An Exceptional Kind of Decline

And speaking of the "sole superpower," it remains true that no combination of other militaries can compare with the U.S. military or the moneys the country continues to put into it and into the research and development of weaponry of the most futuristic sort. The U.S. national security budget remains a Ripley's-Believe-It-Or-Not-style infusion of tax dollars into the national security state, something no other combination of major countries comes close to matching.

In addition, the U.S. still maintains hundreds of military bases and outposts across the planet (including, in recent years, ever more bases for our latest techno-wonder weapon, the drone). In 2014, it still garrisons the planet in a way that no other imperial power has ever done. In fact, it continues to sport all the trappings of a great empire, with an army impressive enough that our last two presidents have regularly resorted to one unembarrassed image to describe it: "the finest fighting force that the world has ever known."

And yet, recent history is clear: that military has proven incapable of winning its wars against minor (and minority) insurgencies globally, just as Washington, for all its firepower, military and economic, has had a remarkably difficult time imposing its desires just about anywhere on the planet. Though it may still look like a superpower and though the power of its national security state may still be growing, Washington seems to have lost the ability to translate that power into anything resembling success.

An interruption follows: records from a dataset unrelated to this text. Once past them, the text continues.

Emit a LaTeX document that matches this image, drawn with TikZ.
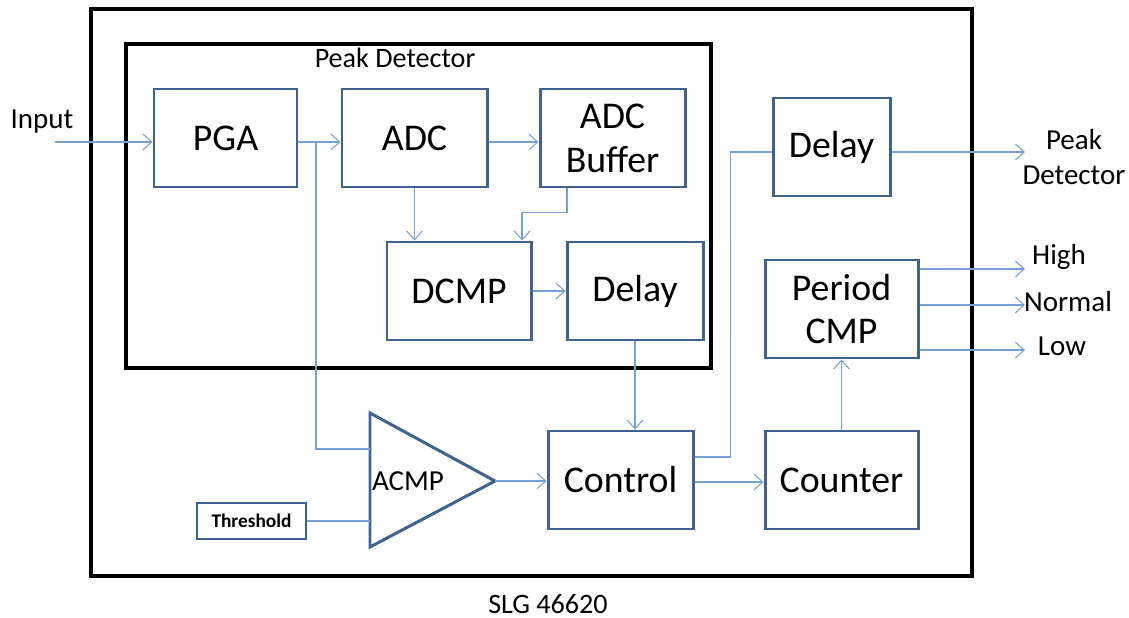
\documentclass[tikz,border=0pt]{standalone}
\usepackage{fontspec}
\setmainfont{Carlito}
\usepackage{xcolor}
\usetikzlibrary{arrows.meta}
\usetikzlibrary{positioning}
\definecolor{boxblue}{RGB}{63,98,145}
\definecolor{linkblue}{RGB}{120,160,210}

\begin{document}
\begin{tikzpicture}[>={Straight Barb[length=5pt,width=9pt]},
  blk/.style={draw=boxblue,line width=1.7pt,minimum height=1.96cm,align=center,font=\fontsize{21.5}{25}\selectfont},
  lnk/.style={draw=linkblue,line width=0.6pt},
  lbl/.style={align=center,font=\fontsize{16.5}{19.5}\selectfont}]
  \useasboundingbox (0,0) rectangle (22.58,-12.36);
  % frames
  \draw[line width=1.8pt] (1.82,-0.18) rectangle (19.44,-11.52);
  \draw[line width=1.8pt] (2.52,-0.88) rectangle (14.22,-7.36);
  \node[font=\fontsize{16}{18}\selectfont] (pdlabel) at (7.90,-1.16) {Peak Detector};
  \node[font=\fontsize{16}{18}\selectfont] (chip) at (10.96,-12.08) {SLG 46620};
  % blocks
  \node[blk,minimum width=2.86cm] (pga) at (4.51,-2.76) {PGA};
  \node[blk,minimum width=2.90cm] (adc) at (8.29,-2.76) {ADC};
  \node[blk,minimum width=2.90cm] (buf) at (12.25,-2.76) {ADC\\Buffer};
  \node[blk,minimum width=2.88cm] (dcmp) at (9.18,-5.82) {DCMP};
  \node[blk,minimum width=2.72cm] (dly1) at (12.70,-5.82) {Delay};
  \node[blk,minimum width=2.34cm] (dly2) at (16.63,-2.94) {Delay};
  \node[blk,minimum width=3.06cm] (pcmp) at (16.83,-6.18) {Period\\CMP};
  \node[blk,minimum width=2.90cm] (ctrl) at (12.41,-9.60) {Control};
  \node[blk,minimum width=3.06cm] (cntr) at (16.83,-9.60) {Counter};
  \node[blk,minimum width=2.18cm,minimum height=0.72cm,font=\fontsize{11}{13}\selectfont\bfseries] (thr) at (5.03,-10.42) {Threshold};
  % comparator
  \draw[boxblue,line width=1.7pt,line join=miter] (7.40,-8.26) -- (9.90,-9.62) -- (7.40,-10.94) -- cycle;
  \node[lbl] (acmp) at (8.16,-9.62) {ACMP};
  \coordinate (acmpa) at (7.40,-8.98);
  \coordinate (acmpb) at (7.40,-10.42);
  \coordinate (acmpo) at (9.90,-9.62);
  % inputs and outputs
  \node[lbl] (inlbl) at (0.84,-2.44) {Input};
  \coordinate (in) at (1.10,-2.84);
  \coordinate (split) at (6.32,-2.84);
  \coordinate (pdout) at (20.50,-3.04);
  \coordinate (hiout) at (20.50,-5.38);
  \coordinate (nmout) at (20.50,-6.10);
  \coordinate (loout) at (20.50,-7.00);
  \node[lbl] (pdlbl) at (21.48,-3.14) {Peak\\Detector};
  \node[lbl] (hilbl) at (21.18,-5.14) {High};
  \node[lbl] (nmlbl) at (21.36,-6.04) {Normal};
  \node[lbl] (lolbl) at (21.24,-6.92) {Low};
  % connectors
  \draw[lnk,->] (in) -- (pga.west |- in);
  \draw[lnk,->] (pga.east |- in) -- (adc.west |- in);
  \draw[lnk,->] (adc.east |- in) -- (buf.west |- in);
  \draw[lnk] (split) |- (acmpa);
  \draw[lnk,->] (adc.south) -- (adc.south |- dcmp.north);
  \draw[lnk,->] ([xshift=-0.91cm]buf.south) -- ++(0,-0.48) -| ([xshift=1.26cm]dcmp.north);
  \draw[lnk,->] (dcmp) -- (dly1);
  \draw[lnk,->] (dly1.south) -- (dly1.south |- ctrl.north);
  \draw[lnk] (thr) -- (acmpb);
  \draw[lnk,->] (acmpo) -- (ctrl.west |- acmpo);
  \draw[lnk,->] ([yshift=-0.04cm]ctrl.east) -- ([yshift=-0.04cm]cntr.west);
  \draw[lnk] ([yshift=0.46cm]ctrl.east) -- ++(0.72,0) |- (dly2.west |- pdout);
  \draw[lnk,->] (dly2.east |- pdout) -- (pdout);
  \draw[lnk,->] (cntr) -- (pcmp);
  \draw[lnk,->] (pcmp.east |- hiout) -- (hiout);
  \draw[lnk,->] (pcmp.east |- nmout) -- (nmout);
  \draw[lnk,->] (pcmp.east |- loout) -- (loout);
\end{tikzpicture}
\end{document}
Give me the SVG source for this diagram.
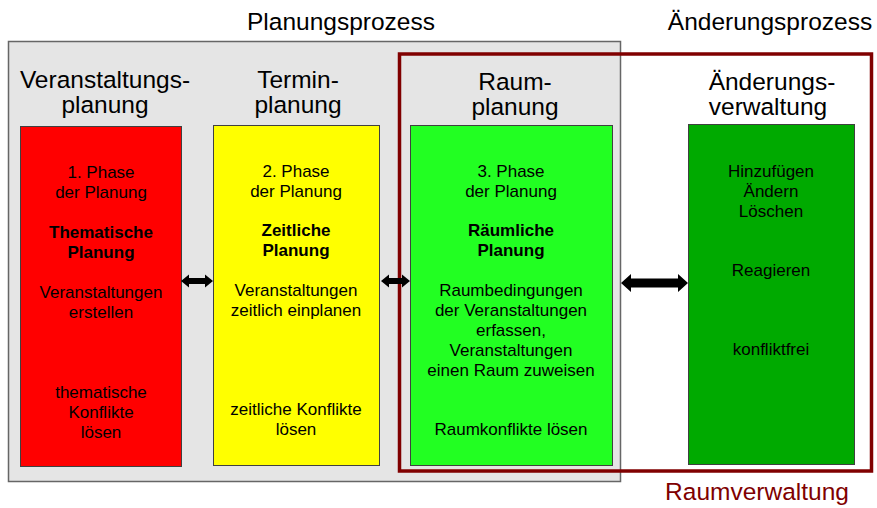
<svg xmlns="http://www.w3.org/2000/svg" width="877" height="508" viewBox="0 0 877 508">
  <style>
    text { font-family: "Liberation Sans", Arial, sans-serif; fill: #000; text-anchor: middle; }
    .title { font-size: 24.5px; }
    .body { font-size: 17px; }
    .bold { font-size: 17px; font-weight: bold; }
    .box { stroke: #404040; stroke-width: 1; }
    .arrow { fill: #000; }
  </style>

  <rect width="877" height="508" fill="#ffffff"/>

  <!-- Planning process frame -->
  <g id="planungsprozess">
    <rect x="8.5" y="41.5" width="612" height="440" fill="#e5e5e5" stroke="#666666" stroke-width="1.5"/>
    <text class="title" x="341" y="30">Planungsprozess</text>
  </g>

  <!-- Change process label -->
  <g id="aenderungsprozess">
    <text class="title" x="770" y="30">Änderungsprozess</text>
  </g>

  <!-- Phase 1 -->
  <g id="veranstaltungsplanung">
    <text class="title" x="105" y="88">Veranstaltungs-</text>
    <text class="title" x="105" y="113">planung</text>
    <rect class="box" x="20.5" y="126.5" width="161" height="340" fill="#ff0000"/>
    <text class="body" x="101" y="178">1. Phase</text>
    <text class="body" x="101" y="198">der Planung</text>
    <text class="bold" x="101" y="238">Thematische</text>
    <text class="bold" x="101" y="258">Planung</text>
    <text class="body" x="101" y="298">Veranstaltungen</text>
    <text class="body" x="101" y="318">erstellen</text>
    <text class="body" x="101" y="398">thematische</text>
    <text class="body" x="101" y="418">Konflikte</text>
    <text class="body" x="101" y="438">lösen</text>
  </g>

  <!-- Phase 2 -->
  <g id="terminplanung">
    <text class="title" x="298" y="88">Termin-</text>
    <text class="title" x="298" y="113">planung</text>
    <rect class="box" x="213.5" y="125.5" width="166" height="340" fill="#ffff00"/>
    <text class="body" x="296" y="177">2. Phase</text>
    <text class="body" x="296" y="197">der Planung</text>
    <text class="bold" x="296" y="236">Zeitliche</text>
    <text class="bold" x="296" y="256">Planung</text>
    <text class="body" x="296" y="296">Veranstaltungen</text>
    <text class="body" x="296" y="316">zeitlich einplanen</text>
    <text class="body" x="296" y="415">zeitliche Konflikte</text>
    <text class="body" x="296" y="435">lösen</text>
  </g>

  <!-- Room administration frame -->
  <g id="raumverwaltung">
    <rect x="399.5" y="54" width="472" height="417" fill="none" stroke="#800000" stroke-width="3.5"/>
    <text class="title" x="757" y="500" style="fill:#800000">Raumverwaltung</text>
  </g>

  <!-- Phase 3 -->
  <g id="raumplanung">
    <text class="title" x="515" y="90">Raum-</text>
    <text class="title" x="515" y="115">planung</text>
    <rect class="box" x="410.5" y="125.5" width="202" height="340" fill="#22ff22"/>
    <text class="body" x="511" y="177">3. Phase</text>
    <text class="body" x="511" y="197">der Planung</text>
    <text class="bold" x="511" y="236">Räumliche</text>
    <text class="bold" x="511" y="256">Planung</text>
    <text class="body" x="511" y="296">Raumbedingungen</text>
    <text class="body" x="511" y="316">der Veranstaltungen</text>
    <text class="body" x="511" y="336">erfassen,</text>
    <text class="body" x="511" y="356">Veranstaltungen</text>
    <text class="body" x="511" y="376">einen Raum zuweisen</text>
    <text class="body" x="511" y="435">Raumkonflikte lösen</text>
  </g>

  <!-- Change management -->
  <g id="aenderungsverwaltung">
    <text class="title" x="772" y="90">Änderungs-</text>
    <text class="title" x="768" y="115">verwaltung</text>
    <rect class="box" x="688.5" y="124.5" width="166" height="340" fill="#00aa00"/>
    <text class="body" x="771" y="177">Hinzufügen</text>
    <text class="body" x="771" y="197">Ändern</text>
    <text class="body" x="771" y="217">Löschen</text>
    <text class="body" x="771" y="276">Reagieren</text>
    <text class="body" x="771" y="355">konfliktfrei</text>
  </g>

  <!-- Double-headed connectors between the phases -->
  <g id="connectors">
    <path class="arrow" d="M181,281 L189,274.5 L189,278 L205,278 L205,274.5 L213,281 L205,287.5 L205,284 L189,284 L189,287.5 Z"/>
    <path class="arrow" d="M381,281 L389,274.5 L389,278 L402,278 L402,274.5 L410,281 L402,287.5 L402,284 L389,284 L389,287.5 Z"/>
    <path class="arrow" d="M621,283 L631,274 L631,278.5 L678,278.5 L678,274 L688,283 L678,292 L678,287.5 L631,287.5 L631,292 Z"/>
  </g>
</svg>
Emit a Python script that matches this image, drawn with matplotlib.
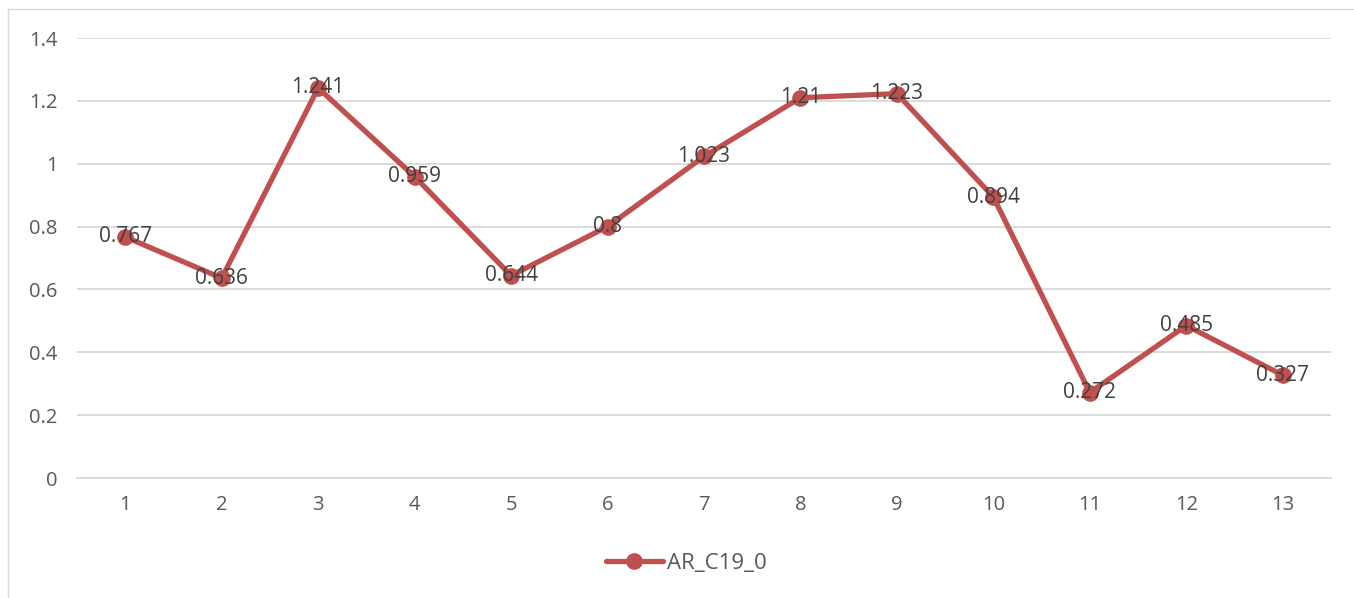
import matplotlib.pyplot as plt
from matplotlib.lines import Line2D

# series values
categories = [1, 2, 3, 4, 5, 6, 7, 8, 9, 10, 11, 12, 13]
values = [0.767, 0.636, 1.241, 0.959, 0.644, 0.8, 1.023, 1.21, 1.223, 0.894, 0.272, 0.485, 0.327]
series_name = 'AR_C19_0'
yticks = [0, 0.2, 0.4, 0.6, 0.8, 1, 1.2, 1.4]
ytick_labels = ['0', '0.2', '0.4', '0.6', '0.8', '1', '1.2', '1.4']

plt.rcParams['font.family'] = ['Open Sans', 'DejaVu Sans']

W, H = 1354, 598
fig = plt.figure(figsize=(W / 100, H / 100), dpi=100)

# outer chart border (left and top edges only)
border = dict(transform=fig.transFigure, color='#d9d9d9', linewidth=1)
fig.lines.append(Line2D([7.5 / W, 7.5 / W], [0, 1 - 9 / H], **border))
fig.lines.append(Line2D([7.5 / W, 1], [1 - 9 / H, 1 - 9 / H], **border))

ax = fig.add_axes([77 / W, 1 - 478 / H, (1331 - 77) / W, (478 - 38) / H])
ax.set_xlim(0.5, 13.5)
ax.set_ylim(0, 1.4)

line_color = '#c0504d'
ax.plot(categories, values, color=line_color, linewidth=3.8, marker='o',
        markersize=11, label=series_name, zorder=3, solid_capstyle='round')

for x, v in zip(categories, values):
    ax.text(x, v, f'{v:g}', ha='center', va='center', fontsize=15,
            color='#404040', zorder=4)

ax.set_xticks(categories)
ax.set_xticklabels([str(c) for c in categories])
ax.set_yticks(yticks)
ax.set_yticklabels(ytick_labels)
ax.tick_params(length=0, labelsize=14.5, colors='#595959')
ax.tick_params(axis='x', pad=12)
ax.tick_params(axis='y', pad=14)

ax.grid(axis='y', color='#d9d9d9', linewidth=1.3)
ax.set_axisbelow(True)
for side in ['top', 'right', 'left']:
    ax.spines[side].set_visible(False)
ax.spines['bottom'].set_color('#d9d9d9')
ax.spines['bottom'].set_linewidth(1.3)

leg = fig.legend(loc='center', bbox_to_anchor=(686 / W, 1 - 563 / H),
                 frameon=False, fontsize=16, handlelength=2.6,
                 handletextpad=0.15)
for t in leg.get_texts():
    t.set_color('#595959')

fig.savefig('out.png', dpi=100)
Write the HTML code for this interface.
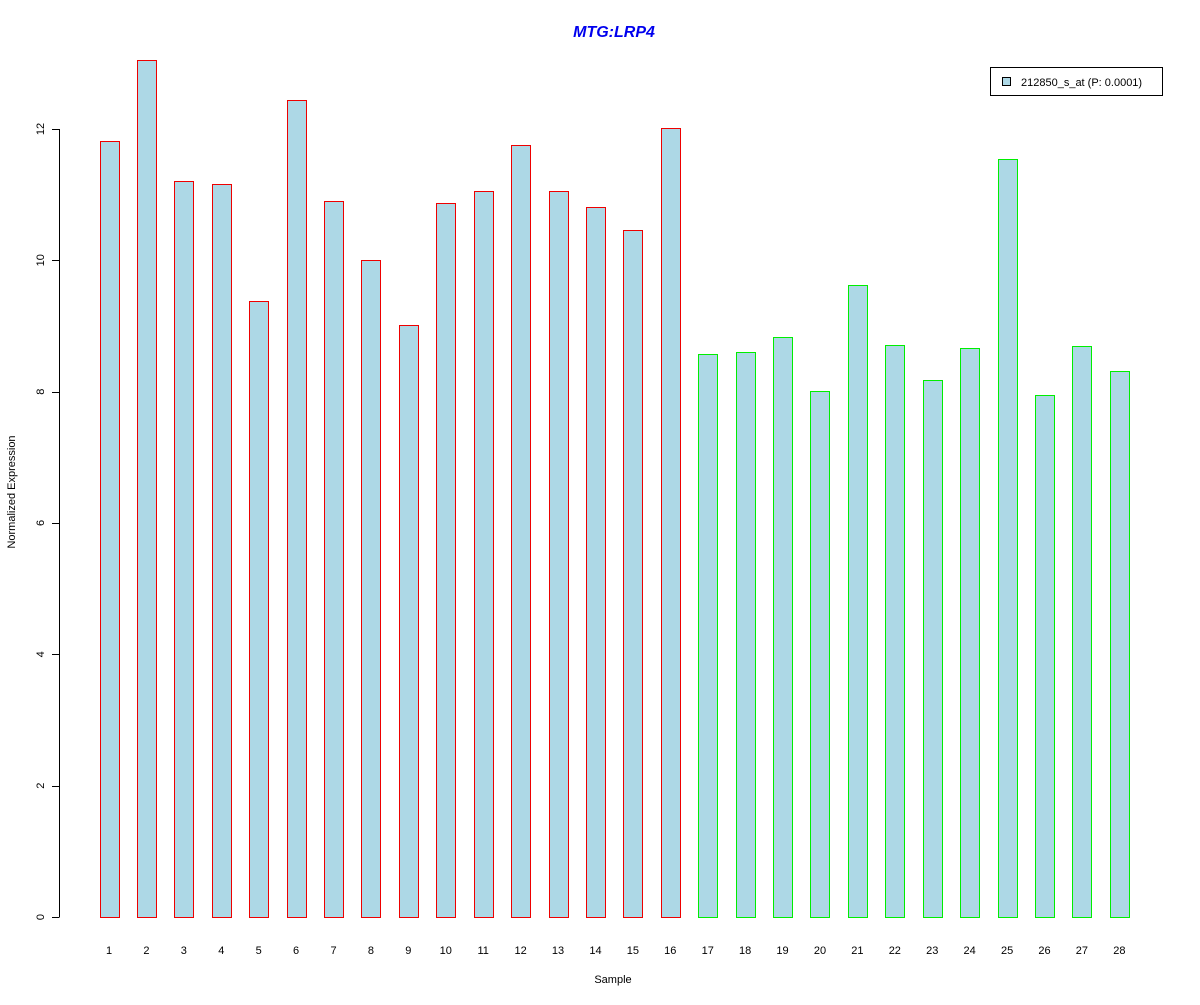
<!DOCTYPE html>
<html><head><meta charset="utf-8"><style>
body{margin:0;background:#fff;}
svg text{font-family:"Liberation Sans",Arial,sans-serif;}
</style></head><body>
<svg id="chart" width="1200" height="1000" xmlns="http://www.w3.org/2000/svg">
<rect width="1200" height="1000" fill="#fff"/>
<text x="614" y="37" text-anchor="middle" font-size="16" font-weight="bold" font-style="italic" fill="#0000ee">MTG:LRP4</text>
<text transform="translate(15,492) rotate(-90)" text-anchor="middle" font-size="11">Normalized Expression</text>
<text x="613" y="983" text-anchor="middle" font-size="11">Sample</text>
<g id="yaxis"></g>
<g id="bars"></g>
<g id="xlabels"></g>
<g>
<rect x="990.5" y="67.5" width="172" height="28" fill="#fff" stroke="#000"/>
<rect x="1002.5" y="77.5" width="8" height="8" fill="#add8e6" stroke="#000"/>
<text x="1021" y="86" font-size="11">212850_s_at (P: 0.0001)</text>
</g>
</svg>
<script>
const categories=["1","2","3","4","5","6","7","8","9","10","11","12","13","14","15","16","17","18","19","20","21","22","23","24","25","26","27","28"];
const values=[11.82,13.05,11.21,11.16,9.38,12.44,10.90,10.0,9.01,10.87,11.06,11.76,11.06,10.81,10.46,12.01,8.57,8.60,8.83,8.01,9.62,8.71,8.18,8.66,11.54,7.95,8.70,8.31];
const groups=["red","red","red","red","red","red","red","red","red","red","red","red","red","red","red","red","green","green","green","green","green","green","green","green","green","green","green","green"];
const yTicks=[0,2,4,6,8,10,12];
const NS="http://www.w3.org/2000/svg";
const y=v=>917-v*65.67;
const xc=i=>109+i*37.42;
function mk(t,a,p){const e=document.createElementNS(NS,t);for(const k in a)e.setAttribute(k,a[k]);p.appendChild(e);return e;}
const ya=document.getElementById('yaxis');
const al=mk('line',{x1:59.5,x2:59.5,y1:y(0),y2:y(12),stroke:'#000'},ya);


yTicks.forEach(t=>{
 const l=mk('line',{x1:52,x2:59.5,y1:Math.round(y(t))+0.5,y2:Math.round(y(t))+0.5,stroke:'#000'},ya);
 
 
 const tx=mk('text',{transform:`translate(44,${y(t)}) rotate(-90)`,'text-anchor':'middle','font-size':11},ya);
 tx.textContent=t;
 
 
});
const bg=document.getElementById('bars'),xg=document.getElementById('xlabels');
values.forEach((v,i)=>{
 const r=mk('rect',{x:Math.round(xc(i)-9.5)+0.5,y:Math.round(y(v))+0.5,width:19,height:Math.round(y(0))-Math.round(y(v)),fill:'#add8e6',stroke:groups[i]==='red'?'#ee0000':'#00ee00'},bg);
 
 
 const t=mk('text',{x:xc(i),y:954,'text-anchor':'middle','font-size':11},xg);
 t.textContent=categories[i];
 
 
});
</script>
</body></html>
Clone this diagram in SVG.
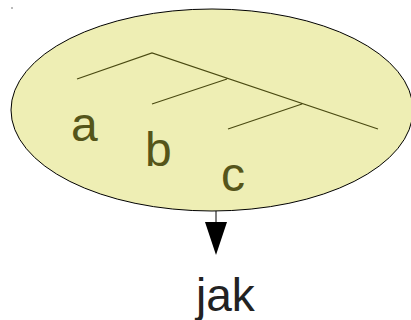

Today, the U.S. looks less like a functioning and effective empire than an imperial basket case, unable to bring its massive power to bear effectively from Germany to Syria, Iraq to Afghanistan, Libya to the South China Sea, the Crimea to Africa. And stranger yet, this remains true even though it has no imperial competitors to challenge it. Russia is a rickety energy state, capable of achieving its version of imperial success only along its own borders, and China, clearly the rising economic power on the planet, though flexing its military muscles locally in disputed oil-rich waters, visibly has no wish to challenge the U.S. military anywhere far from home.

All in all, the situation is puzzling indeed. Despite much talk about the rise of a multi-polar world, this still remains in many ways a unipolar one, which perhaps means that the wounds Washington has suffered on numerous fronts in these last years are self-inflicted.

Just what kind of decline this represents remains to be seen. What does seem clearer today is that the rise of the national security state and the triumphalism of the corporate sector (along with the much publicized growth of great wealth and striking inequality in the country) has been accompanied by a decided diminution in the power of the government to function domestically and of the imperial state to impose its will anywhere on Earth.